**GIVEN PROBLEM:**
Your task is to retype the lines from the opening of the material through the line that includes "CartesianGrid, ReferenceLine, ReferenceDot". Do not copy the pictures.

**RAW DATA:**
================
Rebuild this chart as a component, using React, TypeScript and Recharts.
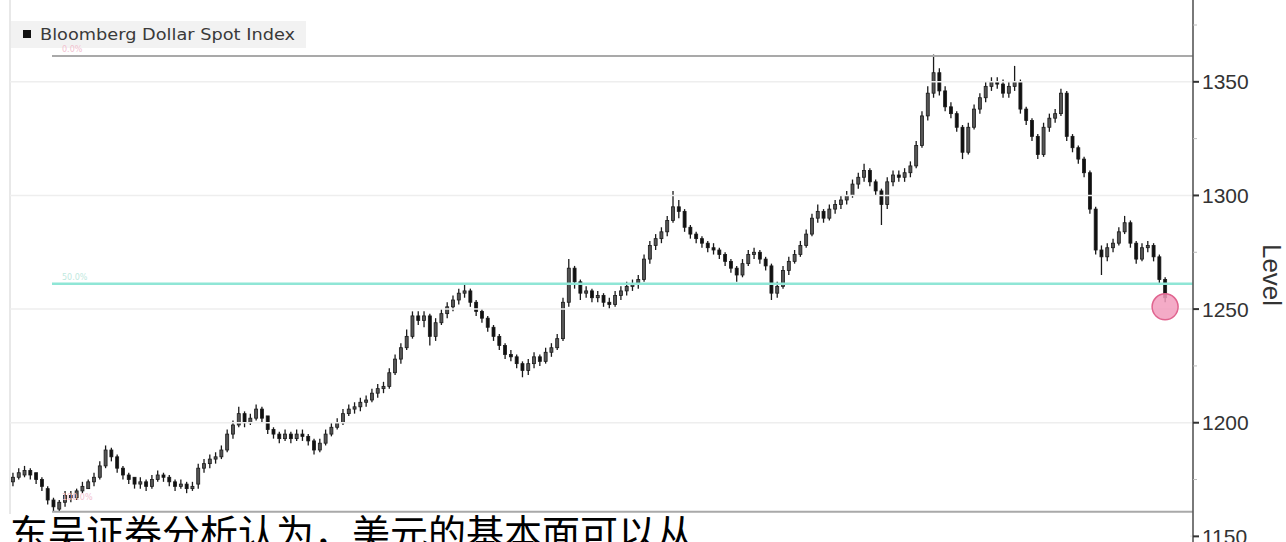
import React from 'react';
import { ComposedChart, Bar, XAxis, YAxis, CartesianGrid, ReferenceLine, ReferenceDot } from 'recharts';

const opens = [
  1174,1176,1177,1179,1178,1175,1171,1166,1162,1165,
  1168,1167,1170,1171,1174,1176,1181,1188,1185,1180,
  1177,1176,1173,1174,1172,1175,1177,1176,1174,1172,
  1173,1171,1173,1180,1182,1184,1185,1188,1195,1199,
  1204,1200,1202,1206,1203,1197,1195,1193,1195,1193,
  1195,1194,1192,1188,1191,1195,1198,1200,1204,1206,
  1207,1209,1210,1213,1215,1216,1222,1228,1233,1238,
  1247,1245,1247,1238,1244,1248,1251,1254,1257,1258,
  1253,1249,1246,1242,1238,1234,1230,1229,1226,1223,
  1226,1229,1227,1231,1233,1237,1253,1268,1262,1257,
  1258,1255,1256,1253,1252,1256,1258,1260,1261,1263,
  1272,1278,1281,1284,1289,1295,1293,1286,1283,1281,
  1279,1277,1276,1274,1271,1268,1265,1270,1274,1275,
  1272,1269,1257,1260,1267,1271,1274,1278,1283,1290,
  1293,1290,1294,1296,1298,1300,1305,1308,1311,1306,
  1302,1296,1306,1309,1308,1310,1313,1322,1335,1345,
  1354,1346,1339,1336,1330,1319,1330,1338,1343,1348,
  1350,1349,1345,1348,1350,1338,1333,1326,1318,1330,
  1334,1336,1345,1326,1321,1316,1310,1294,1276,1273,
  1277,1279,1284,1288,1279,1272,1277,1278,1273,1263,
];
const highs = [
  1178,1180,1181,1180,1178,1176,1172,1167,1166,1170,
  1170,1171,1174,1175,1178,1183,1190,1189,1186,1181,
  1178,1176,1176,1175,1177,1179,1178,1177,1175,1175,
  1174,1174,1182,1184,1186,1187,1190,1197,1201,1207,
  1205,1204,1208,1207,1203,1198,1196,1197,1196,1197,
  1197,1195,1193,1193,1197,1200,1202,1206,1208,1209,
  1211,1212,1215,1217,1218,1224,1230,1235,1241,1249,
  1249,1249,1248,1246,1250,1253,1256,1259,1261,1259,
  1254,1250,1247,1243,1239,1235,1232,1230,1227,1228,
  1231,1230,1233,1235,1239,1255,1272,1269,1263,1260,
  1259,1258,1257,1255,1258,1260,1262,1263,1265,1274,
  1280,1283,1286,1291,1302,1298,1294,1287,1284,1282,
  1280,1279,1277,1275,1272,1269,1272,1276,1277,1276,
  1273,1270,1262,1269,1273,1276,1280,1285,1292,1296,
  1294,1296,1298,1300,1302,1307,1310,1314,1312,1307,
  1303,1308,1311,1311,1312,1315,1324,1337,1348,1362,
  1356,1348,1341,1337,1331,1332,1340,1345,1350,1352,
  1352,1351,1350,1357,1351,1339,1334,1327,1332,1336,
  1338,1347,1346,1327,1322,1317,1311,1295,1278,1279,
  1281,1286,1291,1289,1280,1279,1280,1279,1274,1264,
];
const lows = [
  1172,1175,1176,1175,1173,1170,1164,1161,1161,1163,
  1165,1166,1169,1171,1172,1175,1180,1183,1178,1175,
  1173,1171,1171,1170,1171,1174,1174,1172,1170,1171,
  1169,1170,1171,1178,1180,1182,1184,1187,1193,1198,
  1198,1199,1201,1200,1195,1193,1191,1192,1191,1192,
  1192,1190,1186,1187,1190,1194,1197,1199,1203,1204,
  1205,1207,1209,1211,1213,1215,1221,1226,1232,1237,
  1243,1242,1234,1236,1243,1246,1249,1252,1255,1251,
  1247,1244,1240,1236,1232,1228,1227,1224,1220,1221,
  1224,1225,1226,1229,1232,1236,1251,1259,1254,1255,
  1253,1253,1251,1250,1251,1254,1256,1258,1259,1262,
  1270,1276,1279,1282,1288,1290,1284,1281,1279,1277,
  1275,1274,1272,1269,1266,1262,1264,1269,1272,1270,
  1267,1254,1255,1259,1265,1270,1273,1277,1282,1288,
  1288,1289,1292,1294,1296,1299,1303,1306,1304,1300,
  1287,1294,1304,1306,1306,1308,1312,1321,1333,1343,
  1344,1337,1334,1328,1316,1318,1329,1336,1341,1346,
  1347,1343,1343,1346,1336,1331,1324,1316,1317,1328,
  1332,1335,1324,1319,1314,1308,1292,1274,1265,1271,
  1275,1278,1283,1277,1270,1271,1275,1271,1261,1253,
];
const closes = [
  1176,1178,1179,1177,1175,1172,1166,1163,1165,1168,
  1167,1170,1172,1174,1176,1181,1188,1185,1180,1177,
  1175,1173,1174,1172,1175,1177,1176,1174,1172,1173,
  1171,1172,1180,1182,1184,1185,1188,1195,1199,1204,
  1200,1202,1206,1202,1197,1195,1193,1195,1193,1195,
  1194,1192,1188,1191,1195,1198,1200,1204,1206,1207,
  1209,1210,1213,1215,1216,1222,1228,1233,1238,1247,
  1245,1247,1238,1244,1248,1251,1254,1257,1258,1253,
  1249,1246,1242,1238,1234,1230,1229,1226,1223,1226,
  1229,1227,1231,1233,1237,1253,1268,1262,1257,1258,
  1255,1256,1253,1252,1256,1258,1260,1261,1263,1272,
  1278,1281,1284,1289,1295,1293,1286,1283,1281,1279,
  1277,1276,1274,1271,1268,1265,1270,1274,1275,1272,
  1269,1257,1260,1267,1271,1274,1278,1283,1290,1293,
  1290,1294,1296,1298,1300,1305,1308,1311,1306,1302,
  1296,1306,1309,1308,1310,1313,1322,1335,1345,1354,
  1346,1339,1336,1330,1319,1330,1338,1343,1348,1350,
  1349,1345,1348,1350,1338,1333,1326,1318,1330,1334,
  1336,1345,1326,1321,1316,1310,1294,1276,1273,1277,
  1279,1284,1288,1279,1272,1277,1278,1273,1263,1255,
];

const majorTicks = [1150, 1200, 1250, 1300, 1350];
const minorTicks = [1175, 1225, 1275, 1325, 1375];
const gridCandles = [16, 34, 52, 70, 88, 106, 124, 142, 160, 178, 196];
const fibLabels = ['0.0%', '50.0%', '100.0%'];
const fibValues = [1361.4, 1261.1, 1160.8];
const fibLineColors = ['#a9a9a9', '#8fe6d6', '#a9a9a9'];
const fibLabelColors = ['#f2c2d0', '#bfe9e0', '#f2c2d0'];
const fibLabelRaise = [4, 4, 12];
const lastValue = 1251;
const seriesName = 'Bloomberg Dollar Spot Index';
const axisTitle = 'Level';
const caption = '东吴证券分析认为，美元的基本面可以从';

const data = closes.map((c, i) => ({
  i,
  open: opens[i],
  high: highs[i],
  low: lows[i],
  close: c,
  range: [lows[i], highs[i]],
}));

const Candle = (props: any) => {
  const { x, y, width, height, payload } = props;
  if (!payload || height == null) return null;
  const { open, close, high, low } = payload;
  const top = Math.min(y, y + height);
  const h = Math.abs(height);
  const ppu = h / (high - low || 1);
  const bTop = top + (high - Math.max(open, close)) * ppu;
  const bBot = top + (high - Math.min(open, close)) * ppu;
  const cx = x + width / 2;
  const up = close >= open;
  return (
    <g>
      <line x1={cx} x2={cx} y1={top} y2={top + h} stroke="#1a1a1a" strokeWidth={1.3} />
      <rect
        x={x}
        y={bTop}
        width={width}
        height={Math.max(1.5, bBot - bTop)}
        fill={up ? '#555' : '#111'}
        stroke="#1a1a1a"
        strokeWidth={0.8}
      />
    </g>
  );
};

const YTick = (props: any) => {
  const { x, y, payload } = props;
  const v = payload.value;
  const major = majorTicks.includes(v);
  return (
    <g>
      <line x1={x} x2={x + (major ? 6 : 4)} y1={y} y2={y} stroke={major ? '#333' : '#bbb'} strokeWidth={major ? 2 : 1} />
      {major && (
        <text x={x + 9} y={y} dy="0.36em" fontSize={21} fill="#333" fontFamily="'Liberation Sans', Arial, sans-serif">
          {v}
        </text>
      )}
    </g>
  );
};

const fibShape = (idx: number) => (p: any) => {
  const a = p.x1 ?? 0;
  const b = p.x2 ?? 0;
  const left = Math.min(a, b) + 42;
  const right = Math.max(a, b);
  const y = p.y1 ?? 0;
  return (
    <g>
      <line x1={left} x2={right} y1={y} y2={y} stroke={fibLineColors[idx]} strokeWidth={idx === 1 ? 2.5 : 2} />
      <text x={left + 10} y={y - fibLabelRaise[idx]} fontSize={8} fill={fibLabelColors[idx]} fontFamily="'DejaVu Sans', sans-serif">
        {fibLabels[idx]}
      </text>
    </g>
  );
};

export default function App() {
  const allTicks = [...majorTicks, ...minorTicks].sort((a, b) => a - b);
  return (
    <div style={{ position: 'fixed', left: 0, top: 0, width: 1286, height: 542, overflow: 'hidden', background: '#fff' }}>
      <svg width={1286} height={542} style={{ position: 'absolute', left: 0, top: 0 }}>
        <rect x={10} y={21} width={296} height={27} fill="#f2f2f2" />
      </svg>
      <div style={{ position: 'absolute', left: 0, top: 0 }}>
        <ComposedChart width={1286} height={600} data={data} margin={{ top: 0, right: 0, bottom: 0, left: 10 }} barCategoryGap="25%">
          <CartesianGrid horizontal={false} vertical={true} stroke="#e8e8e8" strokeWidth={2} />
          <XAxis
            dataKey="i"
            type="category"
            ticks={gridCandles}
            interval={0}
            height={0}
            tick={false}
            axisLine={false}
            tickLine={false}
            padding={{ left: 0, right: 25 }}
          />
          <YAxis
            orientation="right"
            type="number"
            domain={[1122, 1386]}
            allowDataOverflow
            ticks={allTicks}
            interval={0}
            width={93}
            tickSize={0}
            tickMargin={0}
            tickLine={false}
            axisLine={{ stroke: '#555', strokeWidth: 1.5 }}
            tick={<YTick />}
          />
          {majorTicks.map((v) => (
            <ReferenceLine key={'g' + v} y={v} stroke="#eeeeee" strokeWidth={1.5} />
          ))}
          {fibValues.map((v, idx) => (
            <ReferenceLine key={'f' + idx} y={v} shape={fibShape(idx)} />
          ))}
          <ReferenceDot x={data.length - 1} y={lastValue} r={13} fill="#f29cbd" fillOpacity={0.85} stroke="#e0648f" strokeWidth={1.5} />
          <Bar dataKey="range" shape={<Candle />} isAnimationActive={false} />
        </ComposedChart>
      </div>
      <svg width={1286} height={542} style={{ position: 'absolute', left: 0, top: 0 }}>
        <rect x={23} y={30} width={8} height={8} fill="#111" />
        <text x={40} y={40} fontSize={15} fill="#3a3a3a" textLength={255} lengthAdjust="spacingAndGlyphs" fontFamily="'DejaVu Sans', sans-serif">
          {seriesName}
        </text>
        <text
          x={1272}
          y={275}
          fontSize={26}
          fill="#333"
          textAnchor="middle"
          dominantBaseline="central"
          transform="rotate(90 1272 275)"
          fontFamily="'Liberation Sans', Arial, sans-serif"
        >
          {axisTitle}
        </text>
        <rect x={0} y={514} width={1190} height={28} fill="#fff" />
        <text x={10} y={547} fontSize={38} fill="#000" fontFamily="'Noto Sans CJK SC', sans-serif">
          {caption}
        </text>
      </svg>
    </div>
  );
}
================
**EXERCISE ANSWER:**
Rebuild this chart as a component, using React, TypeScript and Recharts.
import React from 'react';
import { ComposedChart, Bar, XAxis, YAxis, CartesianGrid, ReferenceLine, ReferenceDot } from 'recharts';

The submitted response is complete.